I really hope I am never in that situation, but if I was, I would choose my partner over my unborn child. I feel so cruel and harsh saying this, but I really hope at the time I could think logically (possibility of more children, but would never be able to find another DP).
I would imagine some people would struggle to get over the loss of their partner, while others would struggle to get over the loss of their child.
Bit of a catch-22.
Post # 7
I’m also with you, OP. I understand that it would be an extremely tough decision to make and I hope to never be in that situation. I know it sounds harsh, and I don’t want to offend anyone, so I’ll apologize in advance… but I would rather not have a child than not have my Fiance and he feels the same.
Post # 8
I think there are too many variables for me to say what I would always choose.
I would consider the continuing health of each individual. Would this ordeal cause one of them to be disabled or otherwise hurt their quality of life.
Who would the child have to take care of it with the mother gone? Does the father have a support system or is he all alone? Is he able to care for a child mentally/emotionally/economically without his spouse?
How much does this child mean to them.
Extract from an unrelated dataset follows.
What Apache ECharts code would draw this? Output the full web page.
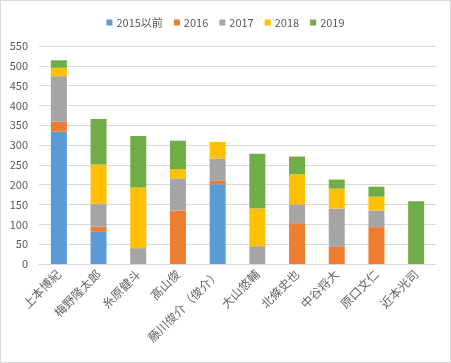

Were they infertile up to this point and this is the only child in the family and long awaited or do they have 5 other kids and not enough money to even support them?
You know what I mean, there are just so many scenarios that trying to give a rule of thumb is almost useless.
I have no desire to have children so the chances of me ever being in this situation are almost nil. I think I’d chose the mother 60/40 over the child based on quality of life.
Post # 9
If it was a guarantee that one of us would live, I’m sure my fiancé would chose me over the child. I don’t think it’s heartless, it’s a matter of practicality. The reasoning would be that we may have another child, but he’s not going to get another me. I don’t think that makes thinking about it any easier though. What a sad thing to think about.
Post # 10
@thursdayschild: “The reasoning would be that we may have another child, but he’s not going to get another me.”
I agree. If I was going to die because of my pregnancy, I’d save myself before the unborn child. It doesn’t mean it would be easy but we can have another child. If I die, Darling Husband can’t get another me.
Post # 11
I’m having an abortion if we get pregnant ever, which makes this question really easy to answer.
Post # 12
I don’t have children, but I can say right now that if my Fiance and I were in this situation, and it was either me or the foetus, we would both choose me to live. I don’t think it’s fair to leave a daddy with a baby, or a baby without a mummy. Obviously not everyone gets a choice, and that is sad, sad, sad…. in that situation it’s better one party lives than the guy is left alone.
Post # 13
Just asked the manfriend. Quick response: “You. I would never want to live without you. We could have another baby.” and then “Never ask that again, that was sad.”
Post # 14
I would choose to keep the baby living and hope for the best outcome for both of us. I’m not saying life without a momma isn’t hard, but it’s still life. I really hope it never becomes a worry. I have had friends who have had situations in which there really wasn’t a choice but rather no other options for survival for either and I don’t know what I’d do… other than PRAY!